--- Begin STORED ROWS ---
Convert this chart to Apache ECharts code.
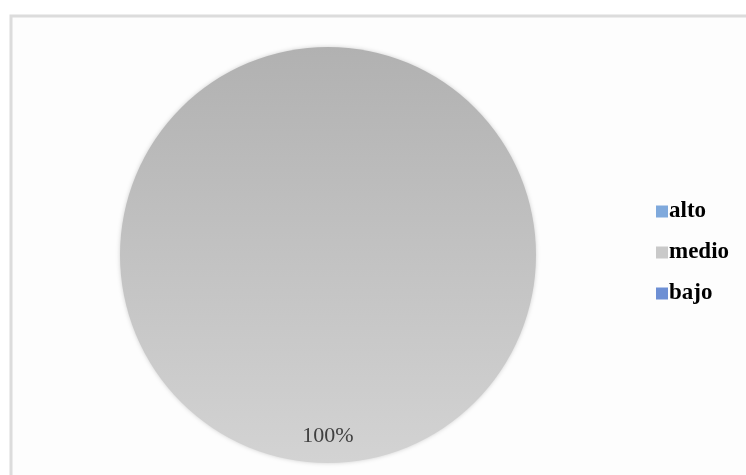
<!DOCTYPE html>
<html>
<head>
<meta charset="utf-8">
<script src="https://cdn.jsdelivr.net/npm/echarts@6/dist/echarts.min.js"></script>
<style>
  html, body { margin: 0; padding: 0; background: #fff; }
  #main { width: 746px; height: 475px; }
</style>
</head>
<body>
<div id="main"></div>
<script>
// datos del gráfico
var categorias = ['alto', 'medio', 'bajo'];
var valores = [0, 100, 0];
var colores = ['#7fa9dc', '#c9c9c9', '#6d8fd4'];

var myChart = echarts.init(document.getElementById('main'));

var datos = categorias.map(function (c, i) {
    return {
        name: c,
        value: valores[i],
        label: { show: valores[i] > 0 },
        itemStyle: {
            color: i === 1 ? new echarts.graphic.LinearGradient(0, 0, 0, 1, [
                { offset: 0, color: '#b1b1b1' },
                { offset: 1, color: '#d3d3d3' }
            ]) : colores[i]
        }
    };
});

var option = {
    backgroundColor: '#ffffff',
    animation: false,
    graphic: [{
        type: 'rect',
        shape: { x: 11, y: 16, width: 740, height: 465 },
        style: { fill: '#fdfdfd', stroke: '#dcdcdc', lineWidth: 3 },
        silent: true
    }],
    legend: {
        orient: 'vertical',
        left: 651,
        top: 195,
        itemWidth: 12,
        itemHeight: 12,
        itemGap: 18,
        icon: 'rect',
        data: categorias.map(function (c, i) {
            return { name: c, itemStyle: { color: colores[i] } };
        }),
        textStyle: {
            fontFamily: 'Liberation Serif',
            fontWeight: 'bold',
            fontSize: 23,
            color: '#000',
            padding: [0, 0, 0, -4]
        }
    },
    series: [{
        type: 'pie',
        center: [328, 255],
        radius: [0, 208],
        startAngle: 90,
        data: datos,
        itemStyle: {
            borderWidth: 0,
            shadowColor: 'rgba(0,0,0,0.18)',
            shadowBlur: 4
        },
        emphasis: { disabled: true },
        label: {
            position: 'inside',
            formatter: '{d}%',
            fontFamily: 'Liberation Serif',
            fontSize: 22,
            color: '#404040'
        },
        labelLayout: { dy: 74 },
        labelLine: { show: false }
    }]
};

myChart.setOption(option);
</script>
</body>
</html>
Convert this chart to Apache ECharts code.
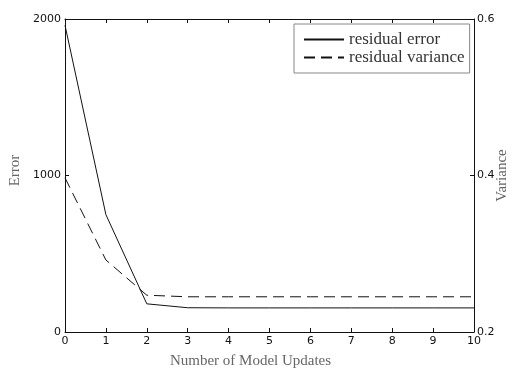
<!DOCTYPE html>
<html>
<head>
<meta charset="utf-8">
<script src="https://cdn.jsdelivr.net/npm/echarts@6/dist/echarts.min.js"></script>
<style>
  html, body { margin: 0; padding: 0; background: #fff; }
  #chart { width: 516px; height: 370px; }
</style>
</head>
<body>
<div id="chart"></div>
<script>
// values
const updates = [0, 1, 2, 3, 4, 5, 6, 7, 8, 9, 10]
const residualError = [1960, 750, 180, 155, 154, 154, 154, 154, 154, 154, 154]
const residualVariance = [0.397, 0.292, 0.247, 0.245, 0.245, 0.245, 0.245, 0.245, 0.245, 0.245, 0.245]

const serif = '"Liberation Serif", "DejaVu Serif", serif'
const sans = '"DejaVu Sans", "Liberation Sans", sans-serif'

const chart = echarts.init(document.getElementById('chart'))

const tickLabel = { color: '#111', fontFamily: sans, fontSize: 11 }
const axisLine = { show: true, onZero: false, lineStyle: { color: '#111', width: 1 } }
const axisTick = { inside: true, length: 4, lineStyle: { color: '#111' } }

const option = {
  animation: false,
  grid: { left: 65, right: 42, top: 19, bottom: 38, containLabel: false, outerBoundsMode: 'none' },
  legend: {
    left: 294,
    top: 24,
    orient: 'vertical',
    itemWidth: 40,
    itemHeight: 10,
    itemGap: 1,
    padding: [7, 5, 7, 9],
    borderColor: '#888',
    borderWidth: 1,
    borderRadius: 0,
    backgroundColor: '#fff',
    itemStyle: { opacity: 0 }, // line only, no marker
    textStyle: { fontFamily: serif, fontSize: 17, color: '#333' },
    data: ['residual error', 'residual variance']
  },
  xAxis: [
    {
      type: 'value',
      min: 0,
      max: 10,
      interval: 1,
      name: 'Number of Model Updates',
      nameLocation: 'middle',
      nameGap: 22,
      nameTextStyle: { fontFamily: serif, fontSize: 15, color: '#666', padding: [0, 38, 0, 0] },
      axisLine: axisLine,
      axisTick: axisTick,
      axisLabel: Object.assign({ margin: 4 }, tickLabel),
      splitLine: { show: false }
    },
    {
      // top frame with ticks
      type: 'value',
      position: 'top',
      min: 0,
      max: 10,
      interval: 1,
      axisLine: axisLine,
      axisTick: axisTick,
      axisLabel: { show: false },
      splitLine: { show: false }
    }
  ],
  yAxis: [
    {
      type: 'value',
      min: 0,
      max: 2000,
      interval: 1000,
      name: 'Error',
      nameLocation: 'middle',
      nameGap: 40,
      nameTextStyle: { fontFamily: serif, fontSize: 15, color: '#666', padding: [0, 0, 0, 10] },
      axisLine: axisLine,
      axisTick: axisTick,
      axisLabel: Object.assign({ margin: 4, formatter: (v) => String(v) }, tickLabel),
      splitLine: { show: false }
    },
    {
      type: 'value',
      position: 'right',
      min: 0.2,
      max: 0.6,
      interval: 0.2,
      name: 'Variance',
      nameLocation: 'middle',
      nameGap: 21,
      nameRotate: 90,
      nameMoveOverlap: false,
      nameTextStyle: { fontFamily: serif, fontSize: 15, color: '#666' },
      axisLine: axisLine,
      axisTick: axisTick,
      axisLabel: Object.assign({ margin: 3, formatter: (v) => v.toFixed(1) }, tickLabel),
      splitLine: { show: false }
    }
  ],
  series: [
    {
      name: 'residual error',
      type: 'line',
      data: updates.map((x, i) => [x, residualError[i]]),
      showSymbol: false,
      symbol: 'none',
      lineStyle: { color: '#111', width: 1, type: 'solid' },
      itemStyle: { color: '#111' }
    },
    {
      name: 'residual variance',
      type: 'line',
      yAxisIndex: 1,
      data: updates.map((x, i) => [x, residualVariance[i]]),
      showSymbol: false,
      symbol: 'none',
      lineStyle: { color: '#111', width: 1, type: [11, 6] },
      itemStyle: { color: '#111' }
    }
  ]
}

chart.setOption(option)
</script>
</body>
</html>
--- End STORED ROWS ---
Make an exact reproduction of the listing above, without any pictures.

RESPONSE FOR THIS EXERCISE:
Convert this chart to Apache ECharts code.
<!DOCTYPE html>
<html>
<head>
<meta charset="utf-8">
<script src="https://cdn.jsdelivr.net/npm/echarts@6/dist/echarts.min.js"></script>
<style>
  html, body { margin: 0; padding: 0; background: #fff; }
  #main { width: 746px; height: 475px; }
</style>
</head>
<body>
<div id="main"></div>
<script>
// datos del gráfico
var categorias = ['alto', 'medio', 'bajo'];
var valores = [0, 100, 0];
var colores = ['#7fa9dc', '#c9c9c9', '#6d8fd4'];

var myChart = echarts.init(document.getElementById('main'));

var datos = categorias.map(function (c, i) {
    return {
        name: c,
        value: valores[i],
        label: { show: valores[i] > 0 },
        itemStyle: {
            color: i === 1 ? new echarts.graphic.LinearGradient(0, 0, 0, 1, [
                { offset: 0, color: '#b1b1b1' },
                { offset: 1, color: '#d3d3d3' }
            ]) : colores[i]
        }
    };
});

var option = {
    backgroundColor: '#ffffff',
    animation: false,
    graphic: [{
        type: 'rect',
        shape: { x: 11, y: 16, width: 740, height: 465 },
        style: { fill: '#fdfdfd', stroke: '#dcdcdc', lineWidth: 3 },
        silent: true
    }],
    legend: {
        orient: 'vertical',
        left: 651,
        top: 195,
        itemWidth: 12,
        itemHeight: 12,
        itemGap: 18,
        icon: 'rect',
        data: categorias.map(function (c, i) {
            return { name: c, itemStyle: { color: colores[i] } };
        }),
        textStyle: {
            fontFamily: 'Liberation Serif',
            fontWeight: 'bold',
            fontSize: 23,
            color: '#000',
            padding: [0, 0, 0, -4]
        }
    },
    series: [{
        type: 'pie',
        center: [328, 255],
        radius: [0, 208],
        startAngle: 90,
        data: datos,
        itemStyle: {
            borderWidth: 0,
            shadowColor: 'rgba(0,0,0,0.18)',
            shadowBlur: 4
        },
        emphasis: { disabled: true },
        label: {
            position: 'inside',
            formatter: '{d}%',
            fontFamily: 'Liberation Serif',
            fontSize: 22,
            color: '#404040'
        },
        labelLayout: { dy: 74 },
        labelLine: { show: false }
    }]
};

myChart.setOption(option);
</script>
</body>
</html>
Convert this chart to Apache ECharts code.
<!DOCTYPE html>
<html>
<head>
<meta charset="utf-8">
<script src="https://cdn.jsdelivr.net/npm/echarts@6/dist/echarts.min.js"></script>
<style>
  html, body { margin: 0; padding: 0; background: #fff; }
  #chart { width: 516px; height: 370px; }
</style>
</head>
<body>
<div id="chart"></div>
<script>
// values
const updates = [0, 1, 2, 3, 4, 5, 6, 7, 8, 9, 10]
const residualError = [1960, 750, 180, 155, 154, 154, 154, 154, 154, 154, 154]
const residualVariance = [0.397, 0.292, 0.247, 0.245, 0.245, 0.245, 0.245, 0.245, 0.245, 0.245, 0.245]

const serif = '"Liberation Serif", "DejaVu Serif", serif'
const sans = '"DejaVu Sans", "Liberation Sans", sans-serif'

const chart = echarts.init(document.getElementById('chart'))

const tickLabel = { color: '#111', fontFamily: sans, fontSize: 11 }
const axisLine = { show: true, onZero: false, lineStyle: { color: '#111', width: 1 } }
const axisTick = { inside: true, length: 4, lineStyle: { color: '#111' } }

const option = {
  animation: false,
  grid: { left: 65, right: 42, top: 19, bottom: 38, containLabel: false, outerBoundsMode: 'none' },
  legend: {
    left: 294,
    top: 24,
    orient: 'vertical',
    itemWidth: 40,
    itemHeight: 10,
    itemGap: 1,
    padding: [7, 5, 7, 9],
    borderColor: '#888',
    borderWidth: 1,
    borderRadius: 0,
    backgroundColor: '#fff',
    itemStyle: { opacity: 0 }, // line only, no marker
    textStyle: { fontFamily: serif, fontSize: 17, color: '#333' },
    data: ['residual error', 'residual variance']
  },
  xAxis: [
    {
      type: 'value',
      min: 0,
      max: 10,
      interval: 1,
      name: 'Number of Model Updates',
      nameLocation: 'middle',
      nameGap: 22,
      nameTextStyle: { fontFamily: serif, fontSize: 15, color: '#666', padding: [0, 38, 0, 0] },
      axisLine: axisLine,
      axisTick: axisTick,
      axisLabel: Object.assign({ margin: 4 }, tickLabel),
      splitLine: { show: false }
    },
    {
      // top frame with ticks
      type: 'value',
      position: 'top',
      min: 0,
      max: 10,
      interval: 1,
      axisLine: axisLine,
      axisTick: axisTick,
      axisLabel: { show: false },
      splitLine: { show: false }
    }
  ],
  yAxis: [
    {
      type: 'value',
      min: 0,
      max: 2000,
      interval: 1000,
      name: 'Error',
      nameLocation: 'middle',
      nameGap: 40,
      nameTextStyle: { fontFamily: serif, fontSize: 15, color: '#666', padding: [0, 0, 0, 10] },
      axisLine: axisLine,
      axisTick: axisTick,
      axisLabel: Object.assign({ margin: 4, formatter: (v) => String(v) }, tickLabel),
      splitLine: { show: false }
    },
    {
      type: 'value',
      position: 'right',
      min: 0.2,
      max: 0.6,
      interval: 0.2,
      name: 'Variance',
      nameLocation: 'middle',
      nameGap: 21,
      nameRotate: 90,
      nameMoveOverlap: false,
      nameTextStyle: { fontFamily: serif, fontSize: 15, color: '#666' },
      axisLine: axisLine,
      axisTick: axisTick,
      axisLabel: Object.assign({ margin: 3, formatter: (v) => v.toFixed(1) }, tickLabel),
      splitLine: { show: false }
    }
  ],
  series: [
    {
      name: 'residual error',
      type: 'line',
      data: updates.map((x, i) => [x, residualError[i]]),
      showSymbol: false,
      symbol: 'none',
      lineStyle: { color: '#111', width: 1, type: 'solid' },
      itemStyle: { color: '#111' }
    },
    {
      name: 'residual variance',
      type: 'line',
      yAxisIndex: 1,
      data: updates.map((x, i) => [x, residualVariance[i]]),
      showSymbol: false,
      symbol: 'none',
      lineStyle: { color: '#111', width: 1, type: [11, 6] },
      itemStyle: { color: '#111' }
    }
  ]
}

chart.setOption(option)
</script>
</body>
</html>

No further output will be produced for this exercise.